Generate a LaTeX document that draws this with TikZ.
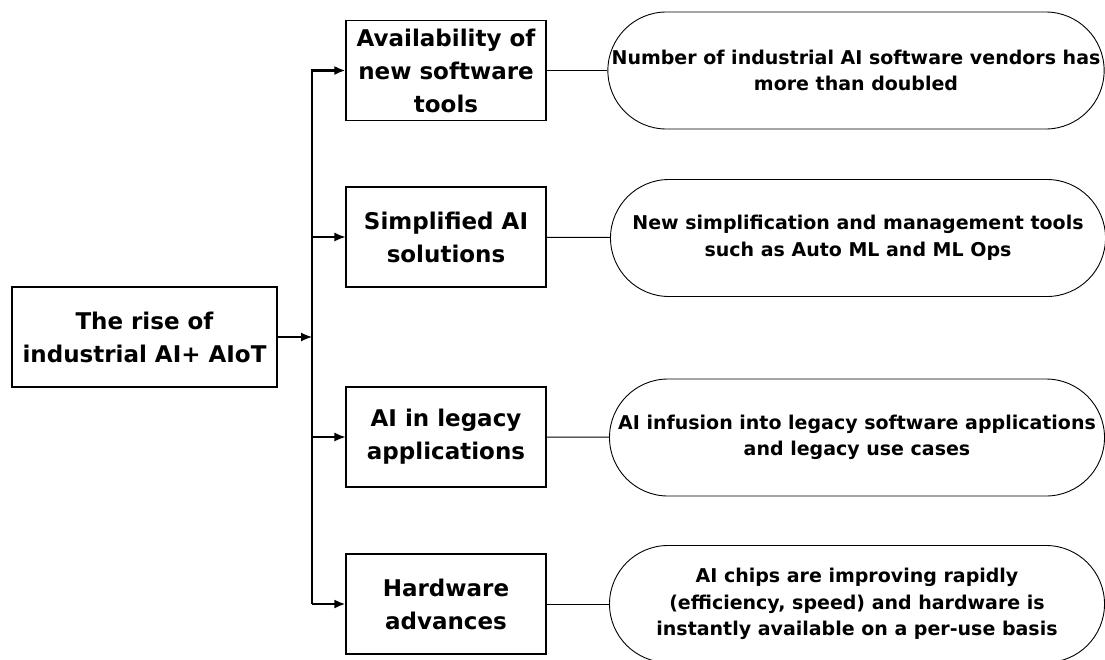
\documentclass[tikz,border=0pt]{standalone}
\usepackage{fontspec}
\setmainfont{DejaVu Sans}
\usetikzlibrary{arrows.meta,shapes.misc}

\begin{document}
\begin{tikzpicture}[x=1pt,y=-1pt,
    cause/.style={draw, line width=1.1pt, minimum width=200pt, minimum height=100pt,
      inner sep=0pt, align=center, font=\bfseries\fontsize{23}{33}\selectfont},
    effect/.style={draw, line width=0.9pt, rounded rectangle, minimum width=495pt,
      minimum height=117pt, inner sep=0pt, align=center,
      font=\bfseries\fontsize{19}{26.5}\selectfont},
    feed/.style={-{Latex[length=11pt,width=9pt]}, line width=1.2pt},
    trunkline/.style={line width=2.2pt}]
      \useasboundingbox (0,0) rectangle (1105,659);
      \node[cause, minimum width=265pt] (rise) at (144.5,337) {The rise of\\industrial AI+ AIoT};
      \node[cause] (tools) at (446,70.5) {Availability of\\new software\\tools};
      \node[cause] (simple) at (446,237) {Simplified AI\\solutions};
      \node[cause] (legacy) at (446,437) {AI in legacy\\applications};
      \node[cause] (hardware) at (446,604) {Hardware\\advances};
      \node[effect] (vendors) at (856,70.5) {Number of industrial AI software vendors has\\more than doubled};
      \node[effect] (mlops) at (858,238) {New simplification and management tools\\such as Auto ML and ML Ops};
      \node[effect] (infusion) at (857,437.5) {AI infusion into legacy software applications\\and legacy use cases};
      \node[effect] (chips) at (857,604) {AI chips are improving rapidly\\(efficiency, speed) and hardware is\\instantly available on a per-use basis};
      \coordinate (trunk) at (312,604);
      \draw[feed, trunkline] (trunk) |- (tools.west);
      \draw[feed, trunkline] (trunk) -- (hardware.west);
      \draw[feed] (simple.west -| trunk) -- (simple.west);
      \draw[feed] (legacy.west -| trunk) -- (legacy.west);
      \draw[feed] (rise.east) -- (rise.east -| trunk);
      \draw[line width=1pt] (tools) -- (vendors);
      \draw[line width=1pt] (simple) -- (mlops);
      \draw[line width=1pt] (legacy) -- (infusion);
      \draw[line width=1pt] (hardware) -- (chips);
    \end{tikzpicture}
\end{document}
##########
* What you need to do *
Every line above should be repeated exactly; pictures stay out of the copy.

* Answer below *
Generate a LaTeX document that draws this with TikZ.
\documentclass[tikz,border=0pt]{standalone}
\usepackage{fontspec}
\setmainfont{DejaVu Sans}
\usetikzlibrary{arrows.meta,shapes.misc}

\begin{document}
\begin{tikzpicture}[x=1pt,y=-1pt,
    cause/.style={draw, line width=1.1pt, minimum width=200pt, minimum height=100pt,
      inner sep=0pt, align=center, font=\bfseries\fontsize{23}{33}\selectfont},
    effect/.style={draw, line width=0.9pt, rounded rectangle, minimum width=495pt,
      minimum height=117pt, inner sep=0pt, align=center,
      font=\bfseries\fontsize{19}{26.5}\selectfont},
    feed/.style={-{Latex[length=11pt,width=9pt]}, line width=1.2pt},
    trunkline/.style={line width=2.2pt}]
      \useasboundingbox (0,0) rectangle (1105,659);
      \node[cause, minimum width=265pt] (rise) at (144.5,337) {The rise of\\industrial AI+ AIoT};
      \node[cause] (tools) at (446,70.5) {Availability of\\new software\\tools};
      \node[cause] (simple) at (446,237) {Simplified AI\\solutions};
      \node[cause] (legacy) at (446,437) {AI in legacy\\applications};
      \node[cause] (hardware) at (446,604) {Hardware\\advances};
      \node[effect] (vendors) at (856,70.5) {Number of industrial AI software vendors has\\more than doubled};
      \node[effect] (mlops) at (858,238) {New simplification and management tools\\such as Auto ML and ML Ops};
      \node[effect] (infusion) at (857,437.5) {AI infusion into legacy software applications\\and legacy use cases};
      \node[effect] (chips) at (857,604) {AI chips are improving rapidly\\(efficiency, speed) and hardware is\\instantly available on a per-use basis};
      \coordinate (trunk) at (312,604);
      \draw[feed, trunkline] (trunk) |- (tools.west);
      \draw[feed, trunkline] (trunk) -- (hardware.west);
      \draw[feed] (simple.west -| trunk) -- (simple.west);
      \draw[feed] (legacy.west -| trunk) -- (legacy.west);
      \draw[feed] (rise.east) -- (rise.east -| trunk);
      \draw[line width=1pt] (tools) -- (vendors);
      \draw[line width=1pt] (simple) -- (mlops);
      \draw[line width=1pt] (legacy) -- (infusion);
      \draw[line width=1pt] (hardware) -- (chips);
    \end{tikzpicture}
\end{document}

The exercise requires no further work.